Translating such an optimized extrusion profile into the reality of industrial equipment implies lower structural deflection by up to 30% (see max deflection in Exhibit 5).
VENTION V2
|
Extrusion A
|
Extrusion B
|
Extrusion C
|
Extrusion D
|
|
|---|---|---|---|---|---|
| Profile Dimensions (mm) | 45 x 45 | 45 x 45 | 45 x 45 | 45 x 45 | 45 x 45 |
| Material (aluminum) | 6005-T5 | 6560-T6 | 6105-T5 | 6063-T5 | 6063-T5 |
| Profile area (mm2) | 761 | 563 | 757 | 571 | 737 |
| Area moment of inertia (mm4) | 162,325 | 107,780 | 139,310 | 109,635 | 141,720 |
| Torsional constant (mm4) | 31,851 | 19,394 | 31,042 | 19,836 | 39,719 |
| Weight per meter (kg) | 2.06 | 1.63 | 2.05 | 1.55 | 2.03 |
| (Area moment of inertia) / (Surface Area)(mm2) | 213 | 191 | 184 | 192 | 192 |
| Max deflection (500mm cantilever) at 1500 N force (mm) | 5.58 | 8.28 | 6.50 | 8.25 | 6.30 |
| Stress (500mm cantilever) at 1500 N force (MPa) | 103.96 | 156.57 | 121.05 | 153.48 | 117.11 |
| Torsional displacement (1m length) at 50 Nm torque (degrees) | 3.46 | 5.68 | 3.55 | 5.55 | 2.77 |
Exhibit 5. Benchmarking of common extrusion profiles
Greater capacity with XL extrusions
Designed for the next generation of heavy-duty, 20-30 kg cobots, our newest extrusions, the XL extrusions (247.5 mm x 247.5 mm), rank best-in-class in terms of structural rigidity, straightness, and precision with their double wall design. These extrusions effectively reduce the complexity and the number of parts used in heavy-duty structures and are indispensable for large structures that require reinforcement and bracing, including an overheard 7th axis, a cartesian system, and more. Although small extrusions remain a possibility for building these structures, they require heavy reinforcing and bracing, which leads to a longer, more complex assembly process.

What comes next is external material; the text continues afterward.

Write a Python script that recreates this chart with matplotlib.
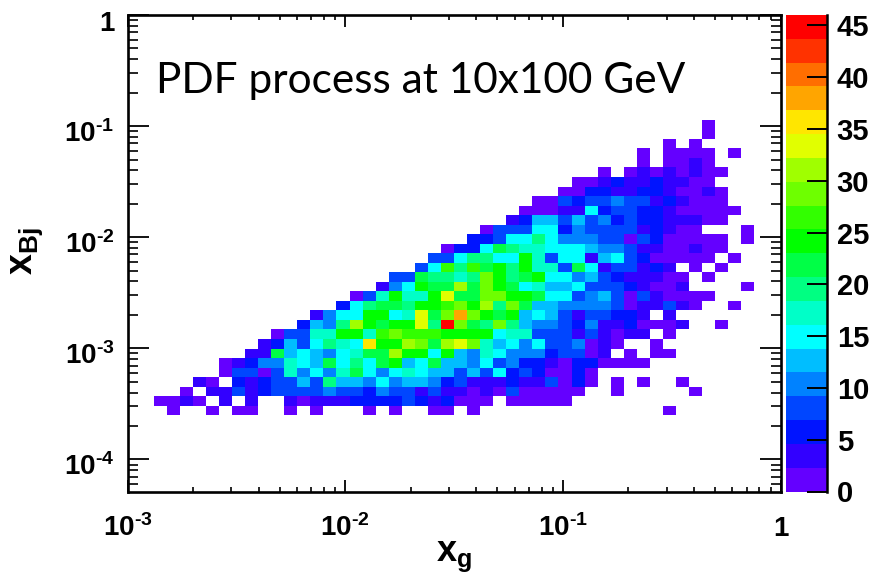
import numpy as np
import matplotlib
matplotlib.use("Agg")
import matplotlib.pyplot as plt
from matplotlib.colors import ListedColormap, BoundaryNorm
from matplotlib.ticker import LogLocator, NullFormatter
from matplotlib.transforms import ScaledTranslation

plt.rcParams['font.family'] = ['Liberation Sans', 'DejaVu Sans']
plt.rcParams['mathtext.fontset'] = 'custom'
plt.rcParams['mathtext.rm'] = 'Liberation Sans:bold'
plt.rcParams['mathtext.bf'] = 'Liberation Sans:bold'

W, H = 872, 577
n_bins = 50
log_ymin = -4.288

# estimated counts per row of the histogram, row index counted from the bottom
row_08 = [1,0,0,1,0,1,1,0,0,1,0,1,0,0,0,1,0,1,0,0,1,1,0,1,0,0,0,0,0,0,0,0,0,0,0,0,0,0,1]
row_09 = [1,1,3,1,0,3,0,3,0,0,3,1,3,3,3,6,6,6,6,8,6,3,6,1,1,1,0,1,1,1,1,1]
row_10 = [1,0,3,3,8,3,6,8,8,8,8,10,8,8,6,10,8,8,3,8,3,3,1,3,1,8,1,1,1,1,1,0,0,1,0,0,0,0,0,1]
row_11 = [3,1,0,6,3,6,8,8,13,8,19,13,13,10,15,10,13,13,10,6,8,3,3,3,6,3,3,8,1,6,1,0,1,0,1,0,0,1]
row_12 = [1,8,8,1,8,17,10,15,10,17,22,15,10,15,17,15,13,13,8,13,8,15,6,8,6,1,1,6,1]
row_13 = [1,3,6,10,10,17,15,13,22,15,19,15,22,24,13,15,22,13,13,10,15,8,10,6,6,3,1,6,6,1,1,1,1]
row_14 = [3,3,22,13,15,13,10,15,17,22,22,31,24,24,15,24,13,10,17,15,10,10,10,6,8,8,1,3,0,1,0,1,1]
row_15 = [3,6,13,8,15,19,17,15,36,24,24,31,29,22,31,33,29,17,13,15,10,15,8,8,10,1,3,1,0,0,1]
row_16 = [1,8,8,17,17,24,24,17,26,29,26,26,26,24,24,24,24,15,17,17,8,8,8,3,8,3,1,3,3,0,1]
row_17 = [6,13,10,19,31,24,22,24,24,33,19,45,29,22,19,29,19,13,10,10,8,6,10,3,3,6,1,1,1,3,0,0,1]
row_18 = [3,10,15,15,24,24,15,17,33,22,29,38,29,24,22,24,13,15,13,8,3,8,8,6,6,3,0,3]
row_19 = [6,15,19,22,22,19,24,24,26,29,24,31,19,29,22,13,13,10,10,10,10,8,1,3,3,8,3,1,0,0,1]
row_20 = [1,8,17,24,17,17,24,33,22,22,29,29,24,24,22,15,15,8,10,13,8,1,8,3,1,1,1,1]
row_21 = [3,10,15,24,22,22,31,22,29,24,22,15,17,13,13,15,8,8,8,6,3,1,1,3,0,0,0,0,1]
row_22 = [8,8,22,19,19,17,19,29,24,19,22,24,15,15,10,13,8,6,3,3,3,1,1,0,1]
row_23 = [8,15,26,19,26,22,24,19,24,17,17,8,22,15,3,8,8,3,6,3,0,1,0,1]
row_24 = [8,8,15,19,19,15,15,24,17,8,15,15,3,13,15,8,6,1,1,1,1,1,0,1]
row_25 = [1,6,6,15,22,19,17,17,15,15,15,13,10,10,8,3,3,1,1,3,1,1]
row_26 = [6,6,8,15,15,19,15,10,10,10,8,8,1,8,6,1,1,1,1,1,0,1]
row_27 = [1,8,8,8,15,15,6,10,8,8,8,8,3,6,3,1,1,0,0,0,1]
row_28 = [3,6,13,13,8,13,8,10,6,8,6,6,3,3,3,1,1]
row_29 = [1,1,1,3,3,15,6,8,8,6,6,3,1,1,1,1,1]
row_30 = [1,1,8,6,8,8,10,8,8,3,6,3,1,1,1]
row_31 = [1,1,6,6,3,3,6,6,3,1,1,3,1]
row_32 = [1,1,3,6,3,3,6,3,3,1,1]
row_33 = [1,0,1,3,1,3,1,3,1,1]
row_34 = [1,0,1,1,3,1]
row_35 = [1,0,1,1,1,1,0,1]
row_36 = [1,0,1]
row_37 = [1]
row_38 = [1]

# first filled column of each row above
first_col = [3,2,4,5,7,7,9,10,11,13,14,16,17,19,20,22,23,24,26,27,29,30,31,33,34,36,39,39,41,44,44]
all_rows = [row_08,row_09,row_10,row_11,row_12,row_13,row_14,row_15,row_16,row_17,row_18,
            row_19,row_20,row_21,row_22,row_23,row_24,row_25,row_26,row_27,row_28,row_29,
            row_30,row_31,row_32,row_33,row_34,row_35,row_36,row_37,row_38]

palette = ['#6400ff','#3200ff','#0014ff','#0046ff','#0082ff','#00beff','#00ffff','#00ffc8',
           '#00ff82','#00ff46','#00ff00','#32ff00','#6eff00','#a0ff00','#e1ff00','#ffe600',
           '#ffa500','#ff6e00','#ff3200','#ff0000']
cbar_ticks = [0,5,10,15,20,25,30,35,40,45]
level_edges = np.linspace(0, 46, 21)
x_labels = [r'$\mathrm{10^{\text{-3}}}$', r'$\mathrm{10^{\text{-2}}}$', r'$\mathrm{10^{\text{-1}}}$', '1']
y_labels = [r'$\mathrm{10^{\text{-4}}}$', r'$\mathrm{10^{\text{-3}}}$', r'$\mathrm{10^{\text{-2}}}$',
            r'$\mathrm{10^{\text{-1}}}$', '1']

grid = np.zeros((n_bins, n_bins))
for i, row in enumerate(all_rows):
    grid[8+i, first_col[i]:first_col[i]+len(row)] = row
grid = np.ma.masked_where(grid == 0, grid)

x_edges = np.logspace(-3, 0, n_bins+1)
y_edges = np.logspace(log_ymin, 0, n_bins+1)

cmap = ListedColormap(palette)
norm = BoundaryNorm(level_edges, cmap.N)


def rect(l, t, r, b):
    return [l/W, 1-b/H, (r-l)/W, (b-t)/H]


fig = plt.figure(figsize=(W/100, H/100), dpi=100)
ax = fig.add_axes(rect(127.5, 15, 780.5, 491.5))
cax = fig.add_axes(rect(786, 15, 827, 491.5))

mesh = ax.pcolormesh(x_edges, y_edges, grid, cmap=cmap, norm=norm)
ax.set_xscale('log')
ax.set_yscale('log')
ax.set_xlim(1e-3, 1)
ax.set_ylim(10**log_ymin, 1)

for s in ax.spines.values():
    s.set_linewidth(1.9)

ax.xaxis.set_minor_locator(LogLocator(base=10, subs=np.arange(2, 10), numticks=5))
ax.yaxis.set_minor_locator(LogLocator(base=10, subs=np.arange(2, 10), numticks=7))
ax.xaxis.set_minor_formatter(NullFormatter())
ax.yaxis.set_minor_formatter(NullFormatter())
ax.set_xticks([1e-3, 1e-2, 1e-1, 1])
ax.set_xticklabels(x_labels, fontsize=20, fontweight='bold')
ax.set_yticks([1e-4, 1e-3, 1e-2, 1e-1, 1])
ax.set_yticklabels(y_labels, fontsize=20, fontweight='bold')
ax.tick_params(axis='both', which='major', direction='in', top=True, right=True, width=1.3)
ax.tick_params(axis='both', which='minor', direction='in', top=True, right=True, width=1.2)
ax.tick_params(axis='x', which='major', length=8.6, pad=32)
ax.tick_params(axis='x', which='minor', length=3.6)
ax.tick_params(axis='y', which='major', length=15, pad=9.4)
ax.tick_params(axis='y', which='minor', length=7)

# labels sit on a common baseline, like in the original
for lab in ax.get_xticklabels():
    lab.set_verticalalignment('baseline')
for lab in ax.get_yticklabels():
    lab.set_verticalalignment('baseline')
    lab.set_transform(lab.get_transform() + ScaledTranslation(0, -16/100, fig.dpi_scale_trans))

fig.text(156/W, 1-93/H, 'PDF process at 10x100 GeV', family='Lato', fontsize=30.5, va='baseline', ha='left')
fig.text(454/W, 1-557/H, r'$\mathrm{x_g}$', fontsize=26, ha='center', va='center')
fig.text(27/W, 1-251/H, r'$\mathrm{x_{Bj}}$', fontsize=27, ha='center', va='center', rotation=90)

cb = fig.colorbar(mesh, cax=cax, ticks=cbar_ticks, spacing='proportional', drawedges=False)
cb.outline.set_visible(False)
cax.minorticks_off()
cax.axvline(1, color='black', lw=1.8, clip_on=False)
cax.tick_params(axis='y', direction='in', length=14.4, width=1.4, pad=7, labelsize=21, right=True)
cax.set_yticks(cbar_ticks)
cax.set_yticklabels([str(t) for t in cbar_ticks], fontweight='bold')

fig.savefig('out.png', dpi=100)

Designing joints with confidence
Vention has a large catalog of parts and extrusions. It is critical to select the correct components for each joint. Using our extrusion design guide, choose the correct profile, joint type, and joint orientation. By selecting the right parts for your design, a more optimized machine frame can be built.
Consider exhibits 6 and 7. Switching the gusset from the top to the bottom improves the moment capacity (M) by 13% without changing the friction resistance (F) or torsional (T).
 |
 |
| Exhibit 6. Joint with gusset on top | Exhibit 7. Joint with gusset on bottom |
Calculating your machine’s strength
Before purchasing a heavy-duty application such as an overheard 7th axis or cartesian system, it is important to calculate your machine’s strength, rigidity, and friction joint capacity. To simplify these calculations, we have created a Deflection Calculator and a Joint Friction Calculator for you to use.
Deflection Calculator
Determining your machine’s strength and rigidity is easy with Vention’s t-slot aluminum extrusion deflection calculator. Simply select your extrusion profile, load distribution, and applied forces to get instant results for stress, deflection, and safety factors.
Friction Joint Calculator
Many joints made with extrusions rely on pure friction joints. Determine the load capacity of a joint fixed in place by pure friction by specifying the installation torque of the bolts and the number of fasteners in pure friction.
Try the Friction Joint Calculator
Conclusion
Shorter product lifecycles create pressure for custom industrial equipment to be rapidly designed, deployed, and repurposed at low cost. Fortunately, a modular hardware platform centered around T-slot aluminum extrusions could enable significant cost and lead-time gains over custom machined parts and welded assemblies. For such performance to materialize, those modular hardware platforms must solve for reduced assembly tolerances and higher structural rigidity.